DIRECT FUNDING OUTCOMES
- Grantee partners unanimously reported the essential nature of C4 funding for these efforts. Since 2016, most of the work of the FACT Coalition had been lobbying. Grantee partners mentioned that only OSF provided this level of sustained funding for the Coalition, and that this outcome could not have occurred without the Coalition.
- Grantee partners reported that OSF’s involvement increased the credibility of its campaign.
- Other work funded by OSF allowed Global Witness to conduct essential research outside of the US and serve as critical thought leaders before and during the FACT campaign.
- Grantees partners described funders as being flexible, trusting, and responsive to shifts in the Coalition’s strategy.
- Funders made invaluable connections across civil society actors
- Outside of TAI, funding from the UK Government (SOCnet) was noted as critical
ADDITIONAL OR UNINTENDED OUTCOMES
- This outcome led other funders to come on board with C4 funding in 2020. § Grantee partners noted this outcome may have influenced the Canadian federal government. § This work brought together a coalition of CSOs that otherwise would not have worked together.
SIGNIFICANCE OF OUTCOME
Beyond marking the first legislative victory for BOT advocates in the United States, this outcome represents growing bi-partisan support for ending the incorporation of anonymous U.S. companies.
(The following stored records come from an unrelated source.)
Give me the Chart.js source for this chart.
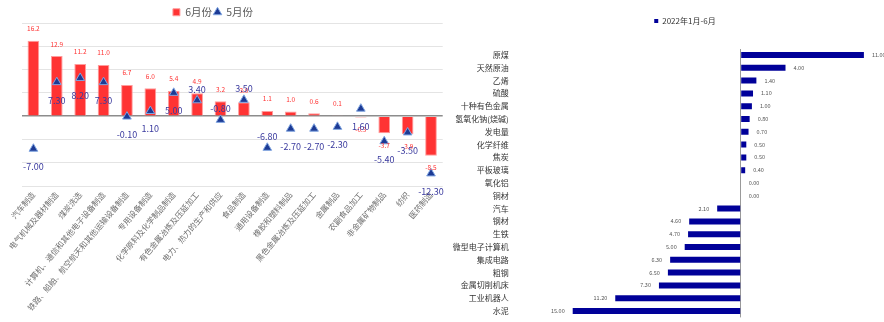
<!DOCTYPE html>
<html>
<head>
<meta charset="utf-8">
<script src="https://cdn.jsdelivr.net/npm/chart.js@4.4.0/dist/chart.umd.min.js"></script>
<style>
  html, body { margin: 0; padding: 0; background: #fff; overflow: hidden; width: 884px; height: 322px; }
  #left { position: absolute; left: 0; top: 0; }
  #right { position: absolute; left: 450px; top: 0; }
</style>
</head>
<body>
<canvas id="left" width="450" height="322"></canvas>
<canvas id="right" width="474" height="322"></canvas>
<script>
const FONT = '"Noto Sans CJK SC", "Noto Sans", sans-serif';

// 左图：分行业增加值增速（%）
const hangye = [
  '汽车制造', '电气机械及器材制造', '煤炭洗选', '计算机、通信和其他电子设备制造',
  '铁路、船舶、航空航天和其他运输设备制造', '专用设备制造', '化学原料及化学制品制造',
  '有色金属冶炼及压延加工', '电力、热力的生产和供应', '食品制造', '通用设备制造',
  '橡胶和塑料制品', '黑色金属冶炼及压延加工', '金属制品', '农副食品加工',
  '非金属矿物制品', '纺织', '医药制造'
];
const juneVals = [16.2, 12.9, 11.2, 11.0, 6.7, 6.0, 5.4, 4.9, 3.2, 3.0, 1.1, 1.0, 0.6, 0.1, -0.3, -3.7, -3.9, -8.5];
const mayVals = [-7.0, 7.3, 8.2, 7.3, -0.1, 1.1, 5.0, 3.4, -0.8, 3.5, -6.8, -2.7, -2.7, -2.3, 1.6, -5.4, -3.5, -12.3];

// 右图：主要产品产量增速（%）
const chanpin = [
  '原煤', '天然原油', '乙烯', '硫酸', '十种有色金属', '氢氧化钠(烧碱)', '发电量',
  '化学纤维', '焦炭', '平板玻璃', '氧化铝', '铜材', '汽车', '钢材', '生铁',
  '微型电子计算机', '集成电路', '粗钢', '金属切削机床', '工业机器人', '水泥'
];
const chanliang = [11.0, 4.0, 1.4, 1.1, 1.0, 0.8, 0.7, 0.5, 0.5, 0.4, 0.0, 0.0, -2.1, -4.6, -4.7, -5.0, -6.3, -6.5, -7.3, -11.2, -15.0];

// 这几个5月份标签放在三角上方
const LABEL_ABOVE = [7, 8, 9, 10];

function labelPlugin(id, list) {
  return {
    id: id,
    afterDatasetsDraw(chart) {
      const ctx = chart.ctx;
      list.forEach(item => {
        const meta = chart.getDatasetMeta(item.dataset);
        const values = chart.data.datasets[item.dataset].data;
        ctx.save();
        ctx.font = item.font;
        ctx.fillStyle = item.color;
        ctx.textBaseline = 'middle';
        meta.data.forEach((el, i) => {
          const p = item.place(el, values[i], i);
          ctx.textAlign = p.align || 'center';
          ctx.fillText(item.text(values[i]), p.x, p.y);
        });
        ctx.restore();
      });
    }
  };
}

const leftLabels = labelPlugin('leftLabels', [
  {
    dataset: 0, font: '6.5px ' + FONT, color: '#ff3333',
    text: v => v.toFixed(1),
    place: (el, v) => ({ x: el.x, y: v >= 0 ? el.y - 12 : el.y + 12 })
  },
  {
    dataset: 1, font: '9px ' + FONT, color: '#3a3a9e',
    text: v => v.toFixed(2),
    place: (el, v, i) => ({ x: el.x, y: LABEL_ABOVE.includes(i) ? el.y - 11 : el.y + 18 })
  }
]);

const rightLabels = labelPlugin('rightLabels', [
  {
    dataset: 0, font: '5.5px ' + FONT, color: '#555',
    text: v => Math.abs(v).toFixed(2),
    place: (el, v) => v >= 0 ? { x: el.x + 8, y: el.y, align: 'left' } : { x: el.x - 8, y: el.y, align: 'right' }
  }
]);

new Chart(document.getElementById('left'), {
  type: 'bar',
  data: {
    labels: hangye,
    datasets: [
      {
        label: '6月份',
        data: juneVals,
        backgroundColor: '#ff3333',
        borderColor: '#ff9c9c',
        borderWidth: 1,
        barPercentage: 0.5,
        categoryPercentage: 1,
        pointStyle: 'rect',
        order: 1
      },
      {
        type: 'line',
        label: '5月份',
        data: mayVals,
        showLine: false,
        pointStyle: 'triangle',
        pointRadius: 5,
        pointBackgroundColor: '#1c3a94',
        backgroundColor: '#1c3a94',
        pointBorderColor: '#7fa4e0',
        borderColor: '#7fa4e0',
        pointBorderWidth: 1,
        order: 0
      }
    ]
  },
  options: {
    responsive: false,
    animation: false,
    layout: { padding: { left: -16.7, right: 7.3, top: 5, bottom: 0 } },
    plugins: {
      legend: {
        maxHeight: 18,
        labels: {
          usePointStyle: true,
          boxWidth: 7,
          boxHeight: 7,
          padding: 2,
          color: '#595959',
          font: { family: FONT, size: 10.5 },
          sort: (a, b) => a.datasetIndex - b.datasetIndex
        }
      },
      tooltip: { enabled: false }
    },
    scales: {
      x: {
        grid: { display: false, drawTicks: false },
        border: { display: false },
        ticks: {
          autoSkip: false,
          minRotation: 50,
          maxRotation: 50,
          padding: 4,
          color: '#707070',
          font: { family: FONT, size: 8 }
        },
        afterFit: s => { s.height = 136; s.paddingLeft = 0; s.paddingRight = 0; }
      },
      y: {
        min: -15,
        max: 20,
        ticks: { display: false, stepSize: 5 },
        grid: {
          drawTicks: false,
          color: c => c.tick.value === 0 ? '#8c8c8c' : '#e4e4e4',
          lineWidth: c => c.tick.value === 0 ? 1.5 : 1
        },
        border: { display: false },
        afterFit: s => { s.width = 38.4; }
      }
    }
  },
  plugins: [leftLabels]
});

new Chart(document.getElementById('right'), {
  type: 'bar',
  data: {
    labels: chanpin,
    datasets: [{
      label: '2022年1月-6月',
      data: chanliang,
      backgroundColor: '#000099',
      borderWidth: 0,
      barPercentage: 0.47,
      categoryPercentage: 1
    }]
  },
  options: {
    indexAxis: 'y',
    responsive: false,
    animation: false,
    layout: { padding: { left: 0, right: 4.1, top: 0, bottom: 4.6 } },
    plugins: {
      legend: {
        labels: {
          boxWidth: 4,
          boxHeight: 4,
          padding: 17,
          color: '#333',
          font: { family: FONT, size: 8 }
        }
      },
      tooltip: { enabled: false }
    },
    scales: {
      x: {
        position: 'top',
        min: -20,
        max: 16,
        ticks: { display: false, stepSize: 4 },
        grid: {
          drawTicks: false,
          color: c => c.tick.value === 0 ? '#9a9a9a' : 'rgba(0,0,0,0)'
        },
        border: { display: false },
        afterFit: s => { s.height = 13.6; }
      },
      y: {
        ticks: { autoSkip: false, padding: 8, color: '#333', font: { family: FONT, size: 8 } },
        grid: { display: false, drawTicks: false },
        border: { display: false },
        afterFit: s => { s.width = 66.7; s.paddingTop = 0; s.paddingBottom = 0; }
      }
    }
  },
  plugins: [rightLabels]
});
</script>
</body>
</html>
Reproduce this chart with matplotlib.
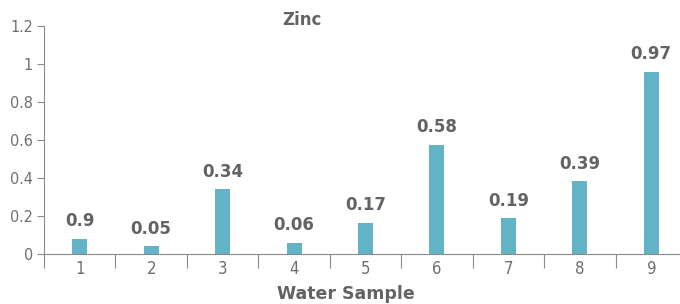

This support is evidenced by the introduction of the bipartisan ILLICIT CASH Act (S.2563) in the Senate, which requires the disclosure of those with substantial control of corporations to the Financial Crimes Enforcement Network (FinCEN). Provisions of both S.2563 and HR.2513 were included in H.R. 6395 National Defense Authorization Act for Fiscal Year 2021 and enacted on Jan 1, 2021.
BIGGEST LESSON LEARNED
The US case was unique in the explicit effort expended to gain the support of non-traditional (i.e., more conservative) allies as a means of influencing key decision makers. While other jurisdictions might have had support from more progressive governments (e.g., Canada, the UK), the US case shows that through sustained education, research, and lobbying unlikely actors can be rallied to support transparency legislation.